I was looking at it, and adding a list of struct domain pointers would
be easy, but would require breaking circular dependency during teardown
(in domain_kill). And will add yet another struct list_head into
struct domain. On the other hand, having list of domain ids would
require a wrapper structure or such - I don't see any API in Xen for
storing list of just ints (domid_t specifically). Using an array for
something that should really be a list looks clumsy - all the searching
for first available space, ignoring empty slots etc. Maybe rangeset
could be used for that?

> Similarly you could have a single domain that has control permissions
> over multiple domains, ie: like the hardware domain. domain->target
> should likely be a list also in order to support this use case, but I
> guess no one has yet required such use-case.
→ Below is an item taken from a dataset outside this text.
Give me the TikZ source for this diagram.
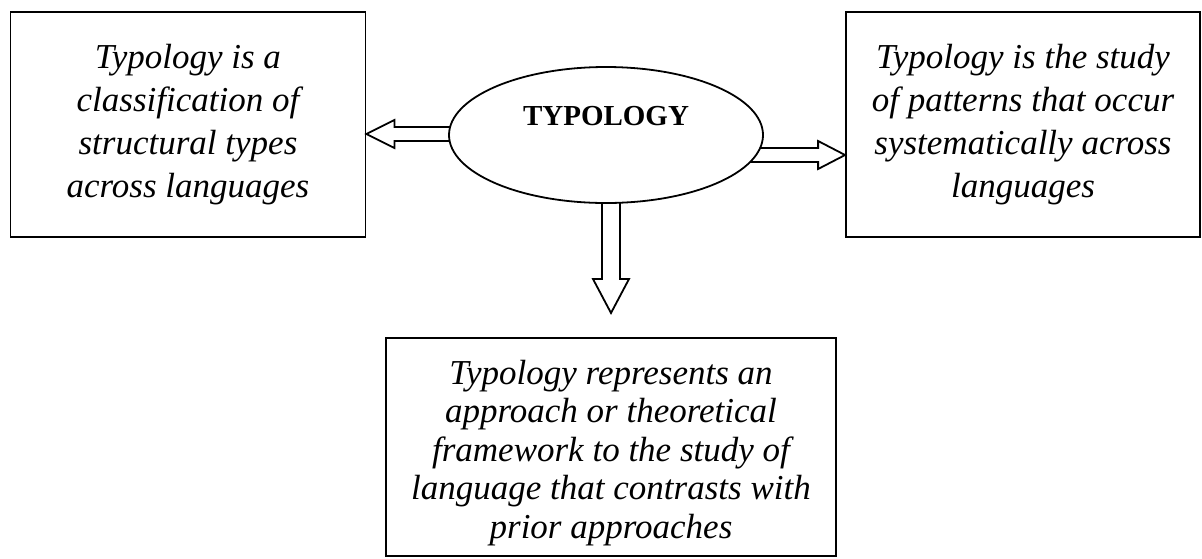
\documentclass[tikz,border=0pt]{standalone}
\usepackage{fontspec}
\setmainfont{Liberation Serif}
\usetikzlibrary{shapes.geometric}
\begin{document}
\begin{tikzpicture}[x=1pt,y=-1pt,
  box/.style={draw, line width=1.8pt, fill=white, inner sep=0pt, align=center,
    font=\fontsize{35}{43}\selectfont\itshape},
  blockarrow/.style={draw, line width=1.8pt, fill=white, line join=miter}]
\useasboundingbox (0,0) rectangle (1202,558);
\node[box, minimum width=355pt, minimum height=225pt] (lbox) at (188,124.5)
  {Typology is a\\classification of\\structural types\\across languages};
\node[box, minimum width=354pt, minimum height=225pt] (rbox) at (1023,124.5)
  {Typology is the study\\of patterns that occur\\systematically across\\languages};
\node[box, minimum width=450pt, minimum height=218pt] (bbox) at (611,447) {};
\node[align=center, inner sep=0pt, font=\fontsize{35}{38.5}\selectfont\itshape] (btext) at (bbox.center) [yshift=-6pt]
  {Typology represents an\\approach or theoretical\\framework to the study of\\language that contrasts with\\prior approaches};
% block arrows
\draw[blockarrow] (lbox.east |- 0,134) -- ++(28,-14) -- ++(0,7) -- ++(62,0) -- ++(0,14) -- ++(-62,0) -- ++(0,7) -- cycle;
\draw[blockarrow] (rbox.west |- 0,155) -- ++(-27,-14) -- ++(0,7) -- ++(-80,0) -- ++(0,14) -- ++(80,0) -- ++(0,7) -- cycle;
\coordinate (dtip) at (611,313);
\draw[blockarrow] (dtip) -- ++(-18,-34) -- ++(9,0) -- ++(0,-89) -- ++(18,0) -- ++(0,89) -- ++(9,0) -- cycle;
% central ellipse
\node[ellipse, draw, line width=1.8pt, fill=white, minimum width=314pt, minimum height=136pt, inner sep=0pt] (ell) at (606,135) {};
\node[anchor=base, font=\fontsize{29}{34}\selectfont\bfseries, inner sep=0pt] (title) at (606,125) {TYPOLOGY};
\end{tikzpicture}
\end{document}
DOMCTL_set_target currently returns -EINVAL if you try assign a second
stubdomain to a HVM.

> But maybe I'm just overdesigning this when there's no use-case of a
> domain having multiple stubdomains, or a stubdomain serving multiple
> domains.
> 
> Maybe it's enough to have a clear statement of the scope of this
> mechanism and it's current limitations:
> 
>  - A domain different that the hardware domain can only have control
>    permissions over a single other domain.
> 
>  - When a domain with passed through devices that have mediators
>    running in a domain different than the hardware domain is destroyed
>    the domain running those mediators must have been destroyed
>    beforehand.

Yes, both of those are true, even without my patches.
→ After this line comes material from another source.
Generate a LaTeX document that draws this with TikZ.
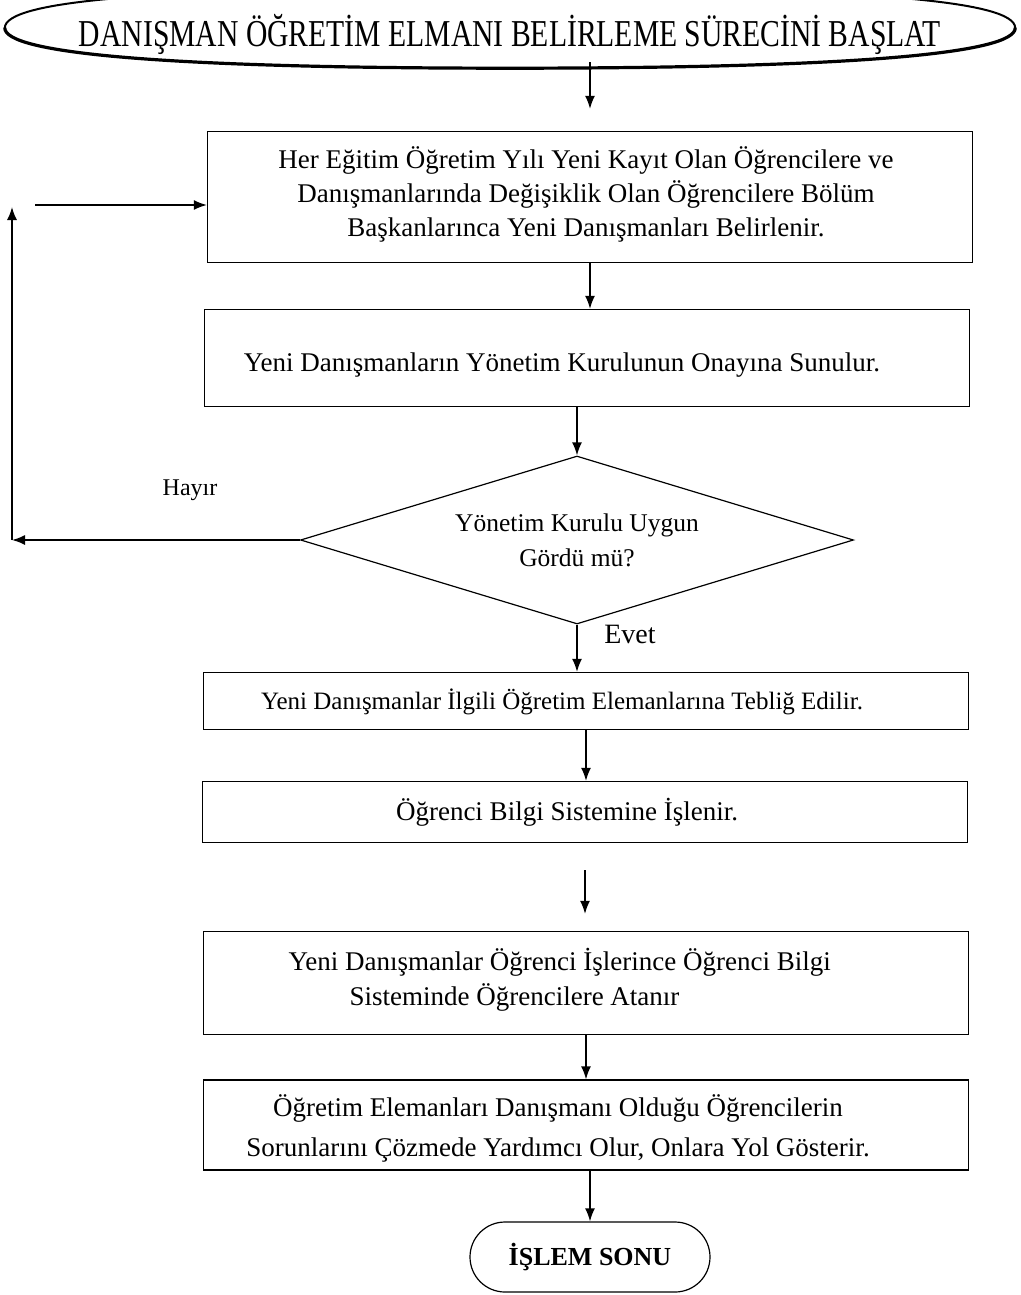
\documentclass[tikz,border=0pt]{standalone}
\usepackage{fontspec}
\setmainfont{Liberation Serif}
\usetikzlibrary{shapes.geometric,arrows.meta}

\begin{document}
\begin{tikzpicture}[x=1pt,y=-1pt,
  kutu/.style={draw,line width=1.2pt,minimum width=765,minimum height=#1},
  ok/.style={-{Latex[length=13pt,width=10pt]},line width=1.6pt},
  yazi/.style={font=\fontsize{27}{34}\selectfont,align=center}]
\useasboundingbox (0,0) rectangle (1020,1295);
% baslangic
\node[minimum width=1010,minimum height=80] (basla) at (510,28) {};
\draw[line width=3.2pt,line cap=round] (basla.west) .. controls +(0,25) and +(-350,0) .. (basla.south)
  .. controls +(350,0) and +(0,25) .. (basla.east);
\draw[line width=2pt,line cap=round] (basla.east) .. controls +(0,-28) and +(350,0) .. (basla.north)
  .. controls +(-350,0) and +(0,-28) .. (basla.west);
\node[font=\fontsize{38}{40}\selectfont] (baslik) at (510,34)
  {\scalebox{0.78}[1]{DANIŞMAN ÖĞRETİM ELMANI BELİRLEME SÜRECİNİ BAŞLAT}};
% kutular
\node[kutu=131] (b1) at (590,197) {};
\node[kutu=97] (b2) at (587,358) {};
\node[draw,diamond,aspect=3.3,line width=1.2pt,minimum width=553,minimum height=168,
  align=center,font=\fontsize{25.5}{35}\selectfont] (karar) at (577,540)
  {Yönetim Kurulu Uygun\\Gördü mü?};
\node[kutu=57] (b3) at (586,701) {};
\node[kutu=61] (b4) at (585,812) {};
\node[kutu=103] (b5) at (586,983) {};
\node[kutu=90] (b6) at (586,1125) {};
\node[draw,line width=1.2pt,rounded corners=35pt,minimum width=240,minimum height=70,
  font=\bfseries\fontsize{26}{30}\selectfont] (son) at (590,1257) {İŞLEM SONU};
% yazilar
\node[yazi] (t1) at (586,194) {Her Eğitim Öğretim Yılı Yeni Kayıt Olan Öğrencilere ve\\
  Danışmanlarında Değişiklik Olan Öğrencilere Bölüm\\
  Başkanlarınca Yeni Danışmanları Belirlenir.};
\node[yazi] (t2) at (562,365) {Yeni Danışmanların Yönetim Kurulunun Onayına Sunulur.};
\node[yazi,font=\fontsize{25}{30}\selectfont] (t3) at (562,702)
  {Yeni Danışmanlar İlgili Öğretim Elemanlarına Tebliğ Edilir.};
\node[yazi] (t4) at (567,812) {Öğrenci Bilgi Sistemine İşlenir.};
\node[yazi,align=left,anchor=west,font=\fontsize{27}{35}\selectfont] (t5) at (285,980)
  {Yeni Danışmanlar Öğrenci İşlerince Öğrenci Bilgi\\\hspace*{61pt}Sisteminde Öğrencilere Atanır};
\node[yazi,font=\fontsize{27}{40}\selectfont] (t6) at (558,1128)
  {Öğretim Elemanları Danışmanı Olduğu Öğrencilerin\\
  Sorunlarını Çözmede Yardımcı Olur, Onlara Yol Gösterir.};
\node[font=\fontsize{24}{28}\selectfont] (hayir) at (190,490) {Hayır};
\node[font=\fontsize{28}{32}\selectfont] (evet) at (630,634) {Evet};
% oklar
\draw[ok,shorten <=-6pt,shorten >=22pt] (basla.south -| b1.north) -- (b1.north);
\draw[ok] (b1.south) -- (b1.south |- b2.north);
\draw[ok] (b2.south -| karar.north) -- (karar.north);
\draw[ok] (karar.south) -- (karar.south |- b3.north);
\draw[ok] (b3.south) -- (b3.south |- b4.north);
\draw[ok,shorten <=27pt,shorten >=17pt] (b4.south) -- (b4.south |- b5.north);
\draw[ok] (b5.south) -- (b5.south |- b6.north);
\draw[ok] (b6.south -| son.north) -- (son.north);
% hayir dongusu
\coordinate (sol) at (12,540);
\coordinate (solust) at (12,207);
\coordinate (giris) at (35,205);
\draw[ok] (karar.west) -- (sol);
\draw[ok] (sol) -- (solust);
\draw[ok] (giris) -- (giris -| b1.west);
\end{tikzpicture}
\end{document}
> With those limitations in mind I think you could then use
> get_dm_domain in destroy_irq. IMO I think this is fragile, but would
> be enough to solve the issue you are currently facing.

-- 
Best Regards,
Marek Marczykowski-Górecki
Invisible Things Lab
A: Because it messes up the order in which people normally read text.
Q: Why is top-posting such a bad thing?